The Real Work

I admit I wasn’t of much use last Wednesday, the day after the election. I took the day to sit with my anger, my disappointment, and really my grief. In practicing mindfulness, you bring your awareness in the present moment. I tried to do that by not creating lists of the things that could have been done differently, not wishing that Trump supporters voted differently, not fantasizing about what could have been or projecting the worst that could be. Instead, I tried just sitting with the fact that Trump was the President Elect. It was difficult, but I sat with my emotions, giving them space, feeling them in my body and releasing them.

My friend author JoeAnn Hart, who writes with intelligence and wit about climate change in her fiction, posted on her Facebook page this poem by Wendell Berry:

The Real Work

It may be that when we no longer know what to do
we have come to our real work,

and that when we no longer know which way to go
we have come to our real journey.

The mind that is not baffled is not employed.

The impeded stream is the one that sings.

It was the next morning; I had decided to get back to work. My thinking was that what I needed and what the country needed was the same. Compassion and understanding. I write about love and loss and mindfulness. When I no longer knew what to do, that became my journey. And that is what I needed to do to move forward.

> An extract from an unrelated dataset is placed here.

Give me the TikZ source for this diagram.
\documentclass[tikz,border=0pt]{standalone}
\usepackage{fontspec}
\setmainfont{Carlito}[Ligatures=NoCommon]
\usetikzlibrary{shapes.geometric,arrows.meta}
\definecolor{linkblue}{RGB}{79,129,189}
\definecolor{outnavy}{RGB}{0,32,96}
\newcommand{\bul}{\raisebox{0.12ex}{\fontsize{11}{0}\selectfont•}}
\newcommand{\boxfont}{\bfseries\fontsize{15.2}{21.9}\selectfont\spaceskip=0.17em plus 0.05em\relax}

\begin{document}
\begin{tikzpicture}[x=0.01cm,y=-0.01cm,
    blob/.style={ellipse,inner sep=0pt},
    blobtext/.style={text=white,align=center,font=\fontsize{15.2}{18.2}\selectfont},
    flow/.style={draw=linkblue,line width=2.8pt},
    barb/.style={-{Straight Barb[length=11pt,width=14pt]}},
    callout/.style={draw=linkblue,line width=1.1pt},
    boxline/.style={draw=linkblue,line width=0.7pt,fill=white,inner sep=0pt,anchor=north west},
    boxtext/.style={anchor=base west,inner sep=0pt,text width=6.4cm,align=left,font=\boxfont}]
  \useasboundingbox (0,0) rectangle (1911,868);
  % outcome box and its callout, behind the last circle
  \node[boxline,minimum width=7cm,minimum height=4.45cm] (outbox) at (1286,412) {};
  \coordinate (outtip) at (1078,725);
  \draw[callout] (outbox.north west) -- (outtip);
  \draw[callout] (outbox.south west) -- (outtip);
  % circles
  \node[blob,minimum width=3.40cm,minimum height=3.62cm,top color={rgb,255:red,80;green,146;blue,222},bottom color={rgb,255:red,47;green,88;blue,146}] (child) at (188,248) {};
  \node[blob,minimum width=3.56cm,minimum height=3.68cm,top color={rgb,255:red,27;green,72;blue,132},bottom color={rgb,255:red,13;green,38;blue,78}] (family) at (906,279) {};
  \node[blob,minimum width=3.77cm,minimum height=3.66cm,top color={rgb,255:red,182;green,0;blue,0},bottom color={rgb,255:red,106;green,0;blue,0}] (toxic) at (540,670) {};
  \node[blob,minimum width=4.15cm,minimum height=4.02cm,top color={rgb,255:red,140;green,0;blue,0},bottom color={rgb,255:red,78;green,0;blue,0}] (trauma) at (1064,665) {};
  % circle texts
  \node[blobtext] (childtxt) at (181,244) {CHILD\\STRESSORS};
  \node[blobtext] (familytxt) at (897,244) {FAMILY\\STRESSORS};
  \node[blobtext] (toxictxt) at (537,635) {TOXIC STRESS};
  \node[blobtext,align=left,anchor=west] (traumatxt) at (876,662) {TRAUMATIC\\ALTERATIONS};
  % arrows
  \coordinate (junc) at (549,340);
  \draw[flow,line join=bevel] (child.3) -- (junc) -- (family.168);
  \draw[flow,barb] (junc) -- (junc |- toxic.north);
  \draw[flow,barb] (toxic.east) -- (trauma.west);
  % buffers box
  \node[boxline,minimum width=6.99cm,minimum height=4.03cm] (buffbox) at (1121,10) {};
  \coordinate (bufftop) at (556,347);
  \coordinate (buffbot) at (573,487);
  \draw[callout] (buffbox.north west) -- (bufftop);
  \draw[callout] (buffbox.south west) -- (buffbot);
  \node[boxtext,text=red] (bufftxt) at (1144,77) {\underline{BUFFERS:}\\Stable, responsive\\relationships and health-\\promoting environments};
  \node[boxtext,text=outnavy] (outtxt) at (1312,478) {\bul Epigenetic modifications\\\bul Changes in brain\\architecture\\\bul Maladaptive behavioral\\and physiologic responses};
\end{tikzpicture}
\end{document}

I am not alone in my feelings of bewilderment, in my difficulty in getting back to the page. A lot of writers have expressed their inability to write in the aftermath of the election. They are overwhelmed with fear and grief and surprise that so many in our nation would vote for a man who spouted racist, sexist, hurtful and hateful things during his campaign. There are others who feel they are being unfairly labeled as racists and sexist, etc., because they voted for Trump believing that he could affect change for them.

But Berry speaks to us of our real work coming to us at times like this. As a result of this election, many of us will write about our experiences now and during the next four years, others will be called to action and become activists for those causes we believe in, and others still will run for public office in the hope of affecting change. I recommend that we first breathe, sit with our anger, feel it, and release it. We can write through our anger, until we find a place of kindness, compassion and purpose. As writers, our job is to tell our stories with truth, so that readers gain insight as to what it is like to be us, to be our subjects, our characters. A communication of our shared humanity. Words—fiction, non-fiction, poetry and songs—can change hearts. This election should not shut us down, but raise us up. Give us motivation to take action by picking up the pen, sitting at the laptop, or strumming the guitar until the words come and the real work begins.